El desfile, parada, paseo o convite del 16 de septiembre, contó con la participación de las dos únicas escuelas del puerto. Primarias Ignacio M Altamirano, para niñas, y la escuela “real” Miguel Hidalgo, para varones, además de la guarnición militar al mando del coronel Emilio Gallardo. (Lo de “real” antes del nombre de las instituciones escolares, incluso ya muy entrado el Siglo XX, hablaba de una absurda reminiscencia colonial. Cuando todo lo habido y por haber en la Nueva España era obra del rey que estaba en Madrid y a él y nadie más debía agradecérsele.
Al frente de la descubierta, el alcalde Uruñuela empuñando el Lábaro Patrio. Lo acompañaban los miembros del cabildo, el “prefecto político” JJ Nieto (“ojos, oídos y manotas” de la dictadura) y el administrador del Timbre, don Pantaleón Camacho. Cierra columna un ejército de muchachillos “chandos y chirundos”, tocando tambores y cornetas imaginarias e imitando alegremente a los mayores.

La renuncia

Advertido de que el coronel Silvestre Mariscal marcha hacia Acapulco con la intención de tomar la plaza, el alcalde Nicolás Uruñuela, que nada tiene que ver con la defensa de la misma, a cargo ésta del también coronel Gallardo, toma la decisión de tomar las de Villadiego.

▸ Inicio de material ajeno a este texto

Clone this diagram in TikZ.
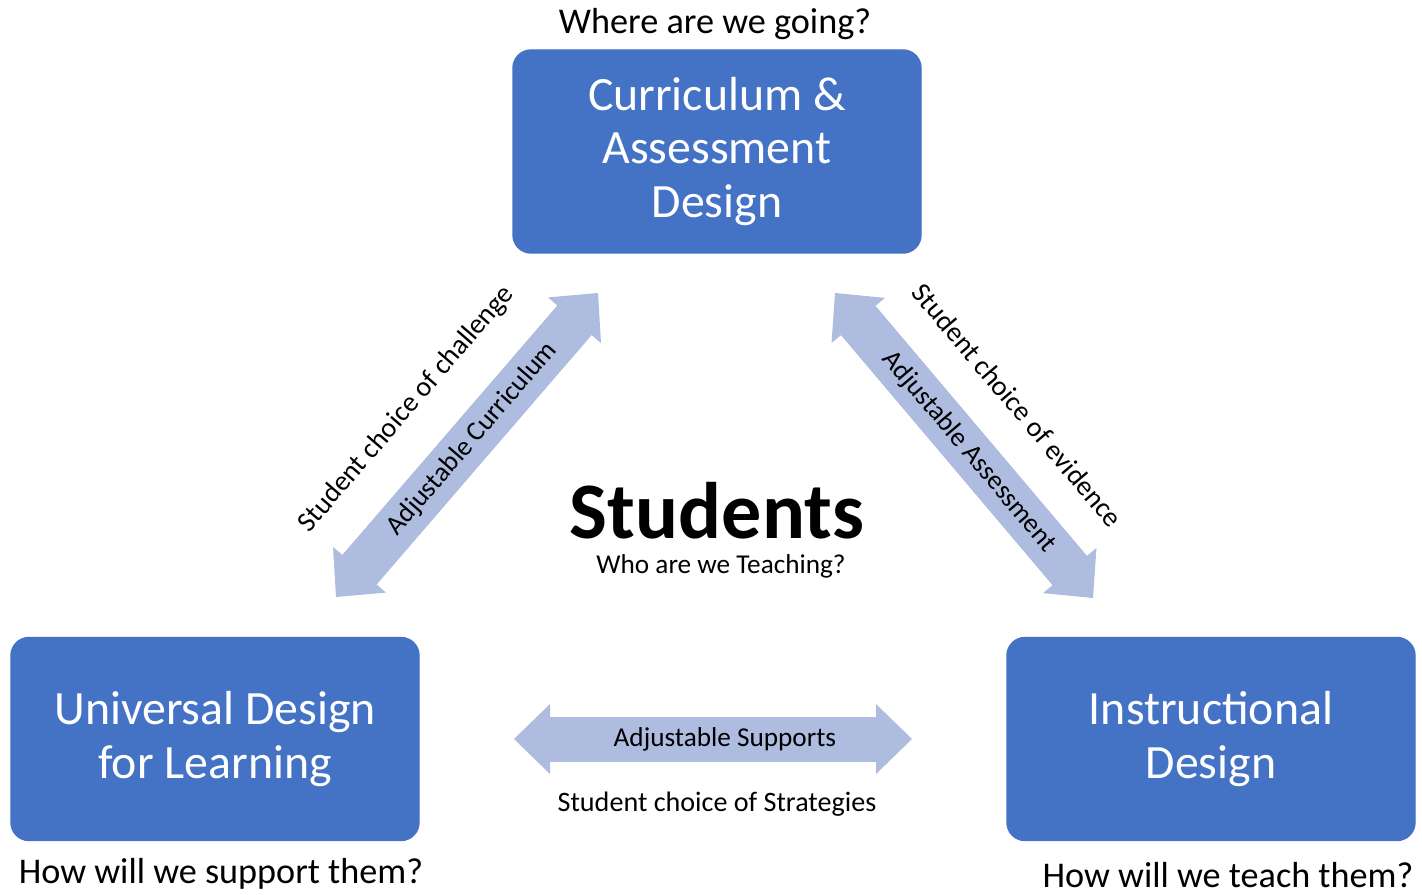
\documentclass[tikz,border=0pt]{standalone}
\usepackage{fontspec}
\setmainfont{Carlito}
\usetikzlibrary{positioning,arrows.meta}
\definecolor{boxblue}{HTML}{4472C4}
\definecolor{arrowblue}{RGB}{174,188,224}
\tikzset{
  designbox/.style={draw=boxblue, fill=boxblue, rounded corners=0.18cm, minimum width=4.08cm, minimum height=2.03cm, align=center, text=white, font=\fontsize{13.6}{15.1}\selectfont},
  question/.style={font=\fontsize{10.3}{12}\selectfont, inner sep=0pt},
  adjust/.style={font=\fontsize{7.75}{9}\selectfont, inner sep=0pt, outer sep=0pt},
  choice/.style={font=\fontsize{8}{9.5}\selectfont, inner sep=0pt, outer sep=0pt},
  bigarrow/.style={draw=arrowblue, line width=0.45cm,
    {Triangle[width=0.7cm, length=0.36cm, line width=0pt]}-{Triangle[width=0.7cm, length=0.36cm, line width=0pt]},
    postaction={draw=arrowblue, line width=0.45cm, -, shorten <=0.3cm, shorten >=0.3cm}}
}
\begin{document}
\begin{tikzpicture}
  \useasboundingbox (0,0) rectangle (14.22,8.94);
  % the three design boxes
  \node[designbox] (cad) at (7.17,7.425) {Curriculum \&\\Assessment\\Design};
  \node[designbox] (udl) at (2.15,1.55) {Universal Design\\for Learning};
  \node[designbox] (instr) at (12.11,1.55) {Instructional\\Design};
  \node[question, above=0.09cm of cad, xshift=-0.02cm] (going) {Where are we going?};
  \node[question, below=0.16cm of udl, xshift=0.06cm] (support) {How will we support them?};
  \node[question, below=0.2cm of instr, xshift=0.17cm] (teach) {How will we teach them?};
  % centre
  \node[font=\bfseries\fontsize{22.8}{27}\selectfont] (students) at (7.17,3.83) {Students};
  \node[adjust] (who) at (7.21,3.28) {Who are we Teaching?};
  % arrows
  \coordinate (curA) at (3.36,2.97);
  \coordinate (curB) at (5.98,6.01);
  \coordinate (assA) at (8.35,6.01);
  \coordinate (assB) at (10.93,2.96);
  \coordinate (supA) at (5.14,1.55);
  \coordinate (supB) at (9.12,1.55);
  \draw[bigarrow] (curA) -- node[pos=0.52, sloped, adjust] (adjcur) {Adjustable Curriculum}
    node[pos=0.47, sloped, above=0.57cm, choice] (challenge) {Student choice of challenge} (curB);
  \draw[bigarrow] (assA) -- node[pos=0.52, sloped, adjust] (adjass) {Adjustable Assessment}
    node[pos=0.51, sloped, above=0.57cm, choice] (evidence) {Student choice of evidence} (assB);
  \draw[bigarrow] (supA) -- node[pos=0.53, adjust] (adjsup) {Adjustable Supports}
    node[pos=0.51, below=0.53cm, choice] (strategies) {Student choice of Strategies} (supB);
\end{tikzpicture}
\end{document}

Como no hay aquí ninguna autoridad superior ante la cual pueda renunciar, reúne al cabildo y a un grupo de ciudadanos notables y así legaliza su salida. Aceptada, el mismo grupo nombra al prefecto José de Jesús Nieto como alcalde provisional. En Chipancingo, el gobernador Damián Flores huye ante el empuje del movimiento armado y es sustituido por el licenciado Teófilo Escudero.

El otro Cabildo

Otra junta de notables será la encargada de nombrar, apenas menguada la violencia, al primer cabildo de Acapulco, no necesariamente revolucionario, en tanto habrá hispanos en él. Lo encabeza don Cecilio Cárdenas y lleva como síndico a don Francisco Galeana, siendo los regidores Ignacio R. Fernández, Manuel Guillén y Simón Funes.